* [Work to complete]:
Extract from the entries below, exactly as given, only the lines from the line containing "Write the matplotlib code for this chart." to the line containing "ax.set_facecolor('#F2F2F2')", both lines included.

Source code of charts:
###

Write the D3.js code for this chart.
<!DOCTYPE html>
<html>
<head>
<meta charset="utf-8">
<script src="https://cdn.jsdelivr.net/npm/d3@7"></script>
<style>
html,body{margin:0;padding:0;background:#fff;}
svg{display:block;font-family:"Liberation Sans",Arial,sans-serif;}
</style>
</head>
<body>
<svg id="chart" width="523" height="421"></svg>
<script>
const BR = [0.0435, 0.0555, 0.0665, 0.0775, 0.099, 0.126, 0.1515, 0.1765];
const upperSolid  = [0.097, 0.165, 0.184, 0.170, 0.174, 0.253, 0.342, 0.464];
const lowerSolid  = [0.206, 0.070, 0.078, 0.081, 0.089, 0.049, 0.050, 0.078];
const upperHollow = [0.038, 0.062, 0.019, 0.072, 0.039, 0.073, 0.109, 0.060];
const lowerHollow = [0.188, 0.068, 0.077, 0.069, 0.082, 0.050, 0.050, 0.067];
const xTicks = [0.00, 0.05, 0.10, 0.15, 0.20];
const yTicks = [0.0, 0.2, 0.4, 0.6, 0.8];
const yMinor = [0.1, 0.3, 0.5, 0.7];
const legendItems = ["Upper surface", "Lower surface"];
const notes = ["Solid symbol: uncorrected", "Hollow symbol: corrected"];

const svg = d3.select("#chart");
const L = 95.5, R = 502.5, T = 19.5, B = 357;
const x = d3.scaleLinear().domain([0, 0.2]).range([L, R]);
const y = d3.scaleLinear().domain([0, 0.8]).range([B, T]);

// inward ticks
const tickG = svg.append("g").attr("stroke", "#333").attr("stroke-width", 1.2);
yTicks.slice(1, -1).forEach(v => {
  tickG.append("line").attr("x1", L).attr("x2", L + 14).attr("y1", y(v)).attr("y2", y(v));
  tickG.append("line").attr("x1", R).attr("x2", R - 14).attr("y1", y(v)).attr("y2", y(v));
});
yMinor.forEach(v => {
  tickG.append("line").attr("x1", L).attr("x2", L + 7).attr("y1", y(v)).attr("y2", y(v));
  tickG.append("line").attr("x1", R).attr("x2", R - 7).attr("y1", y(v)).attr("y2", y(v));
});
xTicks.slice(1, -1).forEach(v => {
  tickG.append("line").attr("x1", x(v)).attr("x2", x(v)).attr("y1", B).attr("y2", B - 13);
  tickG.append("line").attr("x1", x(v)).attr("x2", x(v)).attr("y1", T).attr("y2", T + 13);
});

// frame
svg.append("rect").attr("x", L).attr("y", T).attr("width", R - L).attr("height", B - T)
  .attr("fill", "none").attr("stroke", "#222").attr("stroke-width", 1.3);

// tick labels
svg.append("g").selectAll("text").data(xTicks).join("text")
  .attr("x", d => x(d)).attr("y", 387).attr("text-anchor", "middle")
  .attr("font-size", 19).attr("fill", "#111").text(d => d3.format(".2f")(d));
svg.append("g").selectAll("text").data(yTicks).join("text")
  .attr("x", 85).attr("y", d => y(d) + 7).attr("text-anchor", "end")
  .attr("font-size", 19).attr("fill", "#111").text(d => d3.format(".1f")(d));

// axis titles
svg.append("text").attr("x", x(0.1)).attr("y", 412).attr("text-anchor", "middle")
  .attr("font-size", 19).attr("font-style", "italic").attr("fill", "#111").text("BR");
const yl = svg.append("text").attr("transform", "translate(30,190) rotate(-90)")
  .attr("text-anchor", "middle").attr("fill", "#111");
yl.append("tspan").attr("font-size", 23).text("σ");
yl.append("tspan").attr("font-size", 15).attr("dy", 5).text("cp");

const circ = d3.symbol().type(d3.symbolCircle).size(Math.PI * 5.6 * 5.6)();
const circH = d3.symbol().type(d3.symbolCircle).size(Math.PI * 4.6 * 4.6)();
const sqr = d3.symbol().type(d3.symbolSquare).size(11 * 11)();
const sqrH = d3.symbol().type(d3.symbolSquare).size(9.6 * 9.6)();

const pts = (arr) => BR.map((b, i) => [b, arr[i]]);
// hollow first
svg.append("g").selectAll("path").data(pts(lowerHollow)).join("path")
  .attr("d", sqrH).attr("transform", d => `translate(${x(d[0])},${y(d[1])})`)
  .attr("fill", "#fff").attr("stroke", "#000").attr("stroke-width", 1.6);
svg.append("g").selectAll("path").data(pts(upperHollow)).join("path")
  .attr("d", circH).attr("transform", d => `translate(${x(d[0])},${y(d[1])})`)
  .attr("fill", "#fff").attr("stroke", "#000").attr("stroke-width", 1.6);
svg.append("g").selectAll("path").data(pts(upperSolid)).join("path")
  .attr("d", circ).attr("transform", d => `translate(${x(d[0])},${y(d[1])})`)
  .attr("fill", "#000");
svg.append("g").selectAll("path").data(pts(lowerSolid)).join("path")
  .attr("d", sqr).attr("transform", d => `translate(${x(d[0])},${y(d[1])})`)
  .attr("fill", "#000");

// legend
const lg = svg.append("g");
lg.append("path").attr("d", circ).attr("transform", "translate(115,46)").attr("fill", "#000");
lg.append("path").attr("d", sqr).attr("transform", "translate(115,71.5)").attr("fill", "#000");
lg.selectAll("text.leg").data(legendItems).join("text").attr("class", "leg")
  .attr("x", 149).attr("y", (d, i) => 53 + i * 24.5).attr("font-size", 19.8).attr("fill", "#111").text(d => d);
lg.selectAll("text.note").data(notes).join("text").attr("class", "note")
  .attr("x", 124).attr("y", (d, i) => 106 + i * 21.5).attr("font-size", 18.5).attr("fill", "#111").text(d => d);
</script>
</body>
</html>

###

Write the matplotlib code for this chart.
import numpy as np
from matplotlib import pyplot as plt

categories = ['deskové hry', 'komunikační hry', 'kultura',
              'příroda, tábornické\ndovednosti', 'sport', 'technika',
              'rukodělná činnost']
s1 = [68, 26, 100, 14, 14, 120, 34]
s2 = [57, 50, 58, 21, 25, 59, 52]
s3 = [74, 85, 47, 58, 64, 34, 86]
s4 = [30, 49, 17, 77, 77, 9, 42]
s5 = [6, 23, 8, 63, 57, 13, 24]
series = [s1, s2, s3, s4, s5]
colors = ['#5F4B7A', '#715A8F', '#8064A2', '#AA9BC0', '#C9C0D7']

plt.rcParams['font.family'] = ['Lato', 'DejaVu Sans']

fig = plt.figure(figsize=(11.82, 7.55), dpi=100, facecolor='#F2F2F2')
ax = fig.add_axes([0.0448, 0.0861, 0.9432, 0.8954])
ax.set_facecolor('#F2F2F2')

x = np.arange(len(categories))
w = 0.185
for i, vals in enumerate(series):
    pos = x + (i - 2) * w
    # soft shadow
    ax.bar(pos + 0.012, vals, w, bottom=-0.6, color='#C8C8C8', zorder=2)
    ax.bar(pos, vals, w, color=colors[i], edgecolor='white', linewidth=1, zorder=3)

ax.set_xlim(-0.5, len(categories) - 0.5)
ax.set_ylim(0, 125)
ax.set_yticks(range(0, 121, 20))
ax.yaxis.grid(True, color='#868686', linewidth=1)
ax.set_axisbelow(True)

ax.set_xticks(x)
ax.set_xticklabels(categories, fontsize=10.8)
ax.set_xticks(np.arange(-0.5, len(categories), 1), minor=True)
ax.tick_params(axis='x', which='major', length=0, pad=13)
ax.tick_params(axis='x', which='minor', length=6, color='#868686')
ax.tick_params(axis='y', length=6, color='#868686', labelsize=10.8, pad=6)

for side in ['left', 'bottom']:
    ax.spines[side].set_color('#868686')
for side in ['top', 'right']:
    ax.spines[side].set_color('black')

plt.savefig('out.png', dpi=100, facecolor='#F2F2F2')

###

* [The result]:
Write the matplotlib code for this chart.
import numpy as np
from matplotlib import pyplot as plt

categories = ['deskové hry', 'komunikační hry', 'kultura',
              'příroda, tábornické\ndovednosti', 'sport', 'technika',
              'rukodělná činnost']
s1 = [68, 26, 100, 14, 14, 120, 34]
s2 = [57, 50, 58, 21, 25, 59, 52]
s3 = [74, 85, 47, 58, 64, 34, 86]
s4 = [30, 49, 17, 77, 77, 9, 42]
s5 = [6, 23, 8, 63, 57, 13, 24]
series = [s1, s2, s3, s4, s5]
colors = ['#5F4B7A', '#715A8F', '#8064A2', '#AA9BC0', '#C9C0D7']

plt.rcParams['font.family'] = ['Lato', 'DejaVu Sans']

fig = plt.figure(figsize=(11.82, 7.55), dpi=100, facecolor='#F2F2F2')
ax = fig.add_axes([0.0448, 0.0861, 0.9432, 0.8954])
ax.set_facecolor('#F2F2F2')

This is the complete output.